Where the Frameworks Diverge
The software addresses the technical evaluation in the same way for both, but the legal and documentation expectations differ.
- ADA Title II applies to state and local government entities in the US and looks to WCAG 2.1 AA conformance with specific compliance dates based on population size.
- ADA Title III applies to private businesses and public accommodations and does not specify a technical standard, though WCAG 2.1 AA is widely used as the reference point for risk reduction.
- EAA applies to economic operators (manufacturers, importers, distributors, service providers) offering covered products and services in the EU and requires technical documentation aligned with EN 301 549.
A platform can store the audit data, but the conformance statements, accessibility statements, and technical documentation produced from that data look different. EAA documentation often references EN 301 549 explicitly.

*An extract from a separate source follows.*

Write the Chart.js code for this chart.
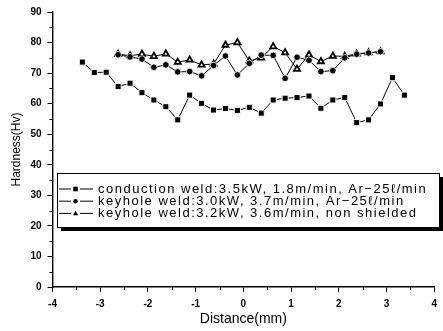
<!DOCTYPE html>
<html>
<head>
<meta charset="utf-8">
<script src="https://cdn.jsdelivr.net/npm/chart.js@4.4.1/dist/chart.umd.min.js"></script>
<style>
  body { margin: 0; background: #fff; }
  #wrap { width: 443px; height: 331px; }
</style>
</head>
<body>
<div id="wrap"><canvas id="myChart"></canvas></div>
<script>
// data
const distConduction = [-3.375, -3.125, -2.875, -2.625, -2.375, -2.125, -1.875, -1.625, -1.375, -1.125,
  -0.875, -0.625, -0.375, -0.125, 0.125, 0.375, 0.625, 0.875, 1.125, 1.375,
  1.625, 1.875, 2.125, 2.375, 2.625, 2.875, 3.125, 3.375];
const hvConduction = [73.6, 70.2, 70.3, 65.6, 66.7, 63.6, 61.2, 59.0, 54.7, 62.8,
  60.1, 57.9, 58.4, 57.8, 58.8, 56.9, 61.2, 61.8, 62.0, 62.5,
  58.5, 61.2, 62.0, 53.8, 54.7, 59.9, 68.5, 62.8];
const distKeyhole = [-2.625, -2.375, -2.125, -1.875, -1.625, -1.375, -1.125, -0.875, -0.625, -0.375,
  -0.125, 0.125, 0.375, 0.625, 0.875, 1.125, 1.375, 1.625, 1.875, 2.125,
  2.375, 2.625, 2.875];
const hvKeyholeAr = [76.0, 75.3, 74.6, 71.9, 72.7, 70.4, 70.5, 69.1, 72.5, 75.6,
  69.4, 73.2, 75.9, 75.8, 68.3, 75.2, 74.2, 70.5, 70.8, 75.0,
  76.2, 76.6, 77.0];
const hvKeyholeOpen = [76.2, 75.7, 76.2, 75.5, 76.3, 73.6, 74.3, 72.7, 73.0, 79.2,
  80.0, 74.0, 75.0, 78.7, 76.7, 71.3, 76.0, 73.8, 75.6, 75.5,
  76.3, 76.7, 77.0];
const seriesLabels = [
  'conduction weld:3.5kW, 1.8m/min, Ar\u221225\u2113/min',
  'keyhole weld:3.0kW, 3.7m/min, Ar\u221225\u2113/min',
  'keyhole weld:3.2kW, 3.6m/min, non shielded'
];
const xTickValues = [-4, -3, -2, -1, 0, 1, 2, 3, 4];
const yTickValues = [0, 10, 20, 30, 40, 50, 60, 70, 80, 90];

const FONT = '"Liberation Sans", Arial, sans-serif';

function toPoints(xs, ys) {
  return xs.map((x, i) => ({ x: x, y: ys[i] }));
}

function drawMarker(ctx, style, x, y, r) {
  ctx.beginPath();
  if (style === 'rect') {
    ctx.rect(x - r, y - r, 2 * r, 2 * r);
  } else if (style === 'circle') {
    ctx.arc(x, y, r, 0, Math.PI * 2);
  } else {
    ctx.moveTo(x, y - r * 1.2);
    ctx.lineTo(x + r * 1.1, y + r * 0.8);
    ctx.lineTo(x - r * 1.1, y + r * 0.8);
    ctx.closePath();
  }
  ctx.fill();
}

// legend box with drop shadow, inside the plot
const boxLegend = {
  id: 'boxLegend',
  afterDraw(chart) {
    const ctx = chart.ctx;
    const bx = 57, by = 173, bw = 382, bh = 54;
    ctx.save();
    ctx.fillStyle = '#000';
    ctx.fillRect(bx + 4, by + 4, bw, bh);
    ctx.fillStyle = '#fff';
    ctx.fillRect(bx, by, bw, bh);
    ctx.strokeStyle = '#000';
    ctx.lineWidth = 1;
    ctx.strokeRect(bx + 0.5, by + 0.5, bw, bh);
    chart.data.datasets.forEach((ds, i) => {
      const ly = 189 + i * 12.2;
      ctx.strokeStyle = '#000';
      ctx.lineWidth = 1;
      ctx.beginPath();
      ctx.moveTo(59, ly); ctx.lineTo(71, ly);
      ctx.moveTo(80, ly); ctx.lineTo(93, ly);
      ctx.stroke();
      ctx.fillStyle = '#000';
      drawMarker(ctx, ds.pointStyle, 75.5, ly, 2.3);
      ctx.font = '13px ' + FONT;
      ctx.letterSpacing = '1.5px';
      ctx.textBaseline = 'middle';
      ctx.fillText(ds.label, 98, ly);
    });
    ctx.restore();
  }
};

// minor ticks at half steps
const minorTicks = {
  id: 'minorTicks',
  afterDraw(chart) {
    const ctx = chart.ctx;
    const xs = chart.scales.x, ys = chart.scales.y;
    ctx.save();
    ctx.strokeStyle = '#000';
    ctx.lineWidth = 1;
    ctx.beginPath();
    for (let i = 0; i < yTickValues.length - 1; i++) {
      const py = Math.round(ys.getPixelForValue((yTickValues[i] + yTickValues[i + 1]) / 2)) + 0.5;
      ctx.moveTo(ys.right - 3, py); ctx.lineTo(ys.right, py);
    }
    for (let i = 0; i < xTickValues.length - 1; i++) {
      const px = Math.round(xs.getPixelForValue((xTickValues[i] + xTickValues[i + 1]) / 2)) + 0.5;
      ctx.moveTo(px, xs.top); ctx.lineTo(px, xs.top + 3);
    }
    ctx.stroke();
    ctx.restore();
  }
};

const ctx = document.getElementById('myChart');

new Chart(ctx, {
  type: 'scatter',
  data: {
    datasets: [{
      label: seriesLabels[0],
      data: toPoints(distConduction, hvConduction),
      showLine: true,
      borderColor: '#000',
      borderWidth: 1,
      pointStyle: 'rect',
      pointRadius: 4.3,
      pointBackgroundColor: '#000',
      pointBorderColor: '#fff',
      pointBorderWidth: 1
    }, {
      label: seriesLabels[1],
      data: toPoints(distKeyhole, hvKeyholeAr),
      showLine: true,
      borderColor: '#000',
      borderWidth: 1,
      pointStyle: 'circle',
      pointRadius: 3.3,
      pointBackgroundColor: '#000',
      pointBorderColor: '#fff',
      pointBorderWidth: 0.8
    }, {
      label: seriesLabels[2],
      data: toPoints(distKeyhole, hvKeyholeOpen),
      showLine: true,
      borderColor: '#000',
      borderWidth: 1,
      pointStyle: 'triangle',
      pointRadius: 3.5,
      pointBackgroundColor: '#fff',
      pointBorderColor: '#000',
      pointBorderWidth: 1.8
    }]
  },
  options: {
    responsive: true,
    maintainAspectRatio: false,
    animation: false,
    layout: { padding: { top: 12, right: 3, left: 0, bottom: 0 } },
    plugins: {
      legend: { display: false },
      tooltip: { enabled: false }
    },
    scales: {
      x: {
        type: 'linear',
        min: -4,
        max: 4,
        afterBuildTicks: (scale) => { scale.ticks = xTickValues.map(v => ({ value: v })); },
        afterFit: (scale) => { scale.height = 44; },
        ticks: {
          color: '#000',
          padding: 6,
          font: { family: FONT, size: 10, weight: 'bold' }
        },
        grid: {
          drawOnChartArea: false,
          tickLength: 5,
          tickColor: '#000',
          tickWidth: 1
        },
        border: { color: '#000', width: 1.6 },
        title: {
          display: true,
          text: 'Distance(mm)',
          color: '#000',
          font: { family: FONT, size: 14 },
          padding: { top: 0, bottom: 3 }
        }
      },
      y: {
        type: 'linear',
        min: 0,
        max: 90,
        afterBuildTicks: (scale) => { scale.ticks = yTickValues.map(v => ({ value: v })); },
        afterFit: (scale) => { scale.width = 52.5; },
        ticks: {
          color: '#000',
          padding: 6,
          font: { family: FONT, size: 10, weight: 'bold' }
        },
        grid: {
          drawOnChartArea: false,
          tickLength: 5,
          tickColor: '#000',
          tickWidth: 1
        },
        border: { color: '#000', width: 1.4 },
        title: {
          display: true,
          text: 'Hardness(Hv)',
          color: '#000',
          font: { family: FONT, size: 12 },
          padding: { top: 9, bottom: 0 }
        }
      }
    }
  },
  plugins: [minorTicks, boxLegend]
});
</script>
</body>
</html>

ADA-facing documentation typically references WCAG 2.1 AA and, where applicable, Title II.
What to Look for in Multi-Framework Tracking
Quality indicators that distinguish capable software from inadequate options include human-led audit input rather than automated-only data, since scans detect approximately 25% of accessibility issues. Conformance-level specificity matters, with the platform able to report at WCAG 2.1 AA or 2.2 AA rather than a generic accessibility score.
Look for project segmentation so US and EU obligations can be viewed separately, prioritization that accounts for user impact and risk, and ongoing monitoring through scheduled scans paired with periodic audits.
Reporting flexibility is what makes one platform serve two frameworks. The same issue data should produce a US-facing progress report, an EU-facing technical file summary, and an internal dashboard for the accessibility program owner.
The Practical Workflow
For organizations subject to both ADA and EAA, the typical setup involves a single platform with projects organized by product or market. Audits are conducted against WCAG 2.1 AA. Issues are logged with full criterion-level detail. Remediation is tracked to completion and validated. Reports are generated by framework when requested by legal teams, procurement, or regulators.
This approach keeps the technical work unified while allowing the documentation to speak to each framework on its own terms.